[Data excerpt]
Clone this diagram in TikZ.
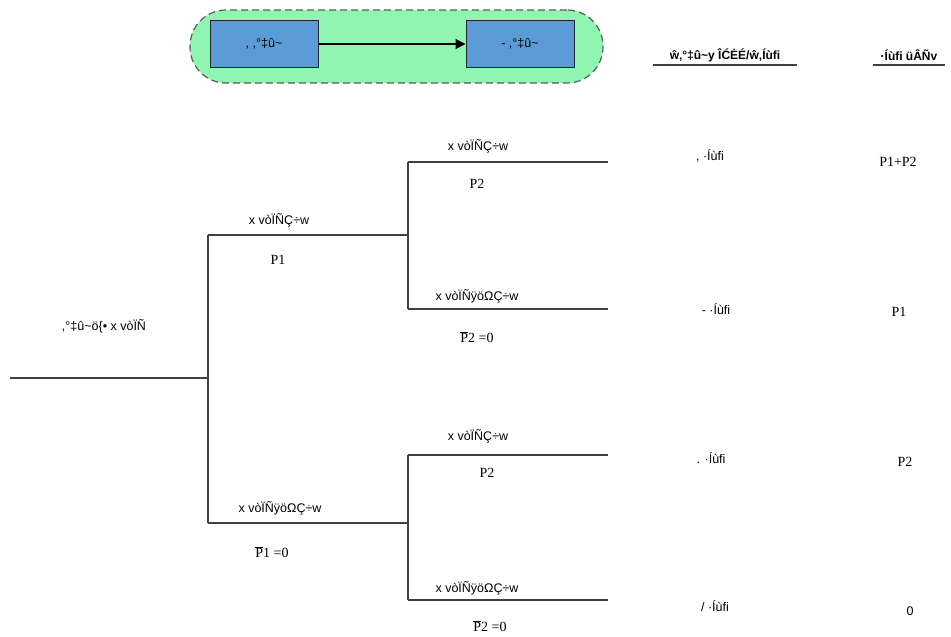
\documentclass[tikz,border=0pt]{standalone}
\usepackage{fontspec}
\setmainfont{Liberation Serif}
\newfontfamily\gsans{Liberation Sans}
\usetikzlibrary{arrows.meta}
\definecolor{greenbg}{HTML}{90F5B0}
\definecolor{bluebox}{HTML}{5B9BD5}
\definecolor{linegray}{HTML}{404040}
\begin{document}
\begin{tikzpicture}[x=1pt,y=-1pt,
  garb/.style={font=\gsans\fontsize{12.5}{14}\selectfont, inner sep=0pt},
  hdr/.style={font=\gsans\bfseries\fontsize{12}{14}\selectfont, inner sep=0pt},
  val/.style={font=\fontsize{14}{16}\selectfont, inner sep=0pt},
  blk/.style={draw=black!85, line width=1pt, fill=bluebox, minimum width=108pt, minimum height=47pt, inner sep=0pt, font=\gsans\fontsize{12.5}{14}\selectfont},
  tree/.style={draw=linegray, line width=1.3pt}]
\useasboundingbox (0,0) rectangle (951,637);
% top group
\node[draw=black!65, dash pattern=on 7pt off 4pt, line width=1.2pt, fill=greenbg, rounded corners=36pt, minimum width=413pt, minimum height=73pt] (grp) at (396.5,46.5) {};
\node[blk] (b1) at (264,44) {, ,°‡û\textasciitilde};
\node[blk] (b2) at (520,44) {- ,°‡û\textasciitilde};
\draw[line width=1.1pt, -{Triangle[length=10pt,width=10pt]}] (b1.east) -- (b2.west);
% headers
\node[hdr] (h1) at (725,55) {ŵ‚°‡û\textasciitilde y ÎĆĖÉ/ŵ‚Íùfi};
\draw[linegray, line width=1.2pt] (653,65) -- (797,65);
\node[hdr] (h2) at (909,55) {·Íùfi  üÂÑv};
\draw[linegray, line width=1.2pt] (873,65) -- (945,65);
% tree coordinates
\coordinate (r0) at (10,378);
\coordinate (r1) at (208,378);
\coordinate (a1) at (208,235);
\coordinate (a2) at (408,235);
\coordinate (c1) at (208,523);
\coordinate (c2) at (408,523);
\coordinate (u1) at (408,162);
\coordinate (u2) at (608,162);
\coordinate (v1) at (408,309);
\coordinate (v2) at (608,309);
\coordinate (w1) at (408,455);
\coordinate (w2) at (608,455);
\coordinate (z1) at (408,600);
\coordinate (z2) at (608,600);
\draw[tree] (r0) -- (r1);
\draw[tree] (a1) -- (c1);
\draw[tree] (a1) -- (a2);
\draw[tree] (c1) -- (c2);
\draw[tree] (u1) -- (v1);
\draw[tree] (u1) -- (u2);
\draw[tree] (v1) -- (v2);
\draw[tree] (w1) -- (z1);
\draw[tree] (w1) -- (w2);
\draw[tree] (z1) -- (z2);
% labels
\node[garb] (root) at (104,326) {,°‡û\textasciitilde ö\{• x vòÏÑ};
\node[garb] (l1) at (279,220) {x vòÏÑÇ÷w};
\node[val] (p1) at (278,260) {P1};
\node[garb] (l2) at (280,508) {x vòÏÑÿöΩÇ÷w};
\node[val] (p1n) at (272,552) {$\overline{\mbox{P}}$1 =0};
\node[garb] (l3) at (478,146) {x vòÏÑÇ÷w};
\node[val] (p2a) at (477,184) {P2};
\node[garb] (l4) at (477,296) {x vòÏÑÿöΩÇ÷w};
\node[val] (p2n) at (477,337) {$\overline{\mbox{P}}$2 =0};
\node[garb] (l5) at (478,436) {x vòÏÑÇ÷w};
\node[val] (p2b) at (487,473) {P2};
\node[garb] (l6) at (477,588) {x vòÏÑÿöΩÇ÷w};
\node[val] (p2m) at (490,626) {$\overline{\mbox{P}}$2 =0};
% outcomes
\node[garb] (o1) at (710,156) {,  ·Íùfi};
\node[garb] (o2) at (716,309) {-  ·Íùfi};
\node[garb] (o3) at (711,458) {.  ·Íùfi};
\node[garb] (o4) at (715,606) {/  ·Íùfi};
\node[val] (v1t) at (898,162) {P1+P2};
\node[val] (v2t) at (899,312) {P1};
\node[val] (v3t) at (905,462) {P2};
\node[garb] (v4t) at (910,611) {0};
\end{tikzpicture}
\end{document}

[Exercise] Transcribe the material as is, with images omitted.

[Solved problem]
Clone this diagram in TikZ.
\documentclass[tikz,border=0pt]{standalone}
\usepackage{fontspec}
\setmainfont{Liberation Serif}
\newfontfamily\gsans{Liberation Sans}
\usetikzlibrary{arrows.meta}
\definecolor{greenbg}{HTML}{90F5B0}
\definecolor{bluebox}{HTML}{5B9BD5}
\definecolor{linegray}{HTML}{404040}
\begin{document}
\begin{tikzpicture}[x=1pt,y=-1pt,
  garb/.style={font=\gsans\fontsize{12.5}{14}\selectfont, inner sep=0pt},
  hdr/.style={font=\gsans\bfseries\fontsize{12}{14}\selectfont, inner sep=0pt},
  val/.style={font=\fontsize{14}{16}\selectfont, inner sep=0pt},
  blk/.style={draw=black!85, line width=1pt, fill=bluebox, minimum width=108pt, minimum height=47pt, inner sep=0pt, font=\gsans\fontsize{12.5}{14}\selectfont},
  tree/.style={draw=linegray, line width=1.3pt}]
\useasboundingbox (0,0) rectangle (951,637);
% top group
\node[draw=black!65, dash pattern=on 7pt off 4pt, line width=1.2pt, fill=greenbg, rounded corners=36pt, minimum width=413pt, minimum height=73pt] (grp) at (396.5,46.5) {};
\node[blk] (b1) at (264,44) {, ,°‡û\textasciitilde};
\node[blk] (b2) at (520,44) {- ,°‡û\textasciitilde};
\draw[line width=1.1pt, -{Triangle[length=10pt,width=10pt]}] (b1.east) -- (b2.west);
% headers
\node[hdr] (h1) at (725,55) {ŵ‚°‡û\textasciitilde y ÎĆĖÉ/ŵ‚Íùfi};
\draw[linegray, line width=1.2pt] (653,65) -- (797,65);
\node[hdr] (h2) at (909,55) {·Íùfi  üÂÑv};
\draw[linegray, line width=1.2pt] (873,65) -- (945,65);
% tree coordinates
\coordinate (r0) at (10,378);
\coordinate (r1) at (208,378);
\coordinate (a1) at (208,235);
\coordinate (a2) at (408,235);
\coordinate (c1) at (208,523);
\coordinate (c2) at (408,523);
\coordinate (u1) at (408,162);
\coordinate (u2) at (608,162);
\coordinate (v1) at (408,309);
\coordinate (v2) at (608,309);
\coordinate (w1) at (408,455);
\coordinate (w2) at (608,455);
\coordinate (z1) at (408,600);
\coordinate (z2) at (608,600);
\draw[tree] (r0) -- (r1);
\draw[tree] (a1) -- (c1);
\draw[tree] (a1) -- (a2);
\draw[tree] (c1) -- (c2);
\draw[tree] (u1) -- (v1);
\draw[tree] (u1) -- (u2);
\draw[tree] (v1) -- (v2);
\draw[tree] (w1) -- (z1);
\draw[tree] (w1) -- (w2);
\draw[tree] (z1) -- (z2);
% labels
\node[garb] (root) at (104,326) {,°‡û\textasciitilde ö\{• x vòÏÑ};
\node[garb] (l1) at (279,220) {x vòÏÑÇ÷w};
\node[val] (p1) at (278,260) {P1};
\node[garb] (l2) at (280,508) {x vòÏÑÿöΩÇ÷w};
\node[val] (p1n) at (272,552) {$\overline{\mbox{P}}$1 =0};
\node[garb] (l3) at (478,146) {x vòÏÑÇ÷w};
\node[val] (p2a) at (477,184) {P2};
\node[garb] (l4) at (477,296) {x vòÏÑÿöΩÇ÷w};
\node[val] (p2n) at (477,337) {$\overline{\mbox{P}}$2 =0};
\node[garb] (l5) at (478,436) {x vòÏÑÇ÷w};
\node[val] (p2b) at (487,473) {P2};
\node[garb] (l6) at (477,588) {x vòÏÑÿöΩÇ÷w};
\node[val] (p2m) at (490,626) {$\overline{\mbox{P}}$2 =0};
% outcomes
\node[garb] (o1) at (710,156) {,  ·Íùfi};
\node[garb] (o2) at (716,309) {-  ·Íùfi};
\node[garb] (o3) at (711,458) {.  ·Íùfi};
\node[garb] (o4) at (715,606) {/  ·Íùfi};
\node[val] (v1t) at (898,162) {P1+P2};
\node[val] (v2t) at (899,312) {P1};
\node[val] (v3t) at (905,462) {P2};
\node[garb] (v4t) at (910,611) {0};
\end{tikzpicture}
\end{document}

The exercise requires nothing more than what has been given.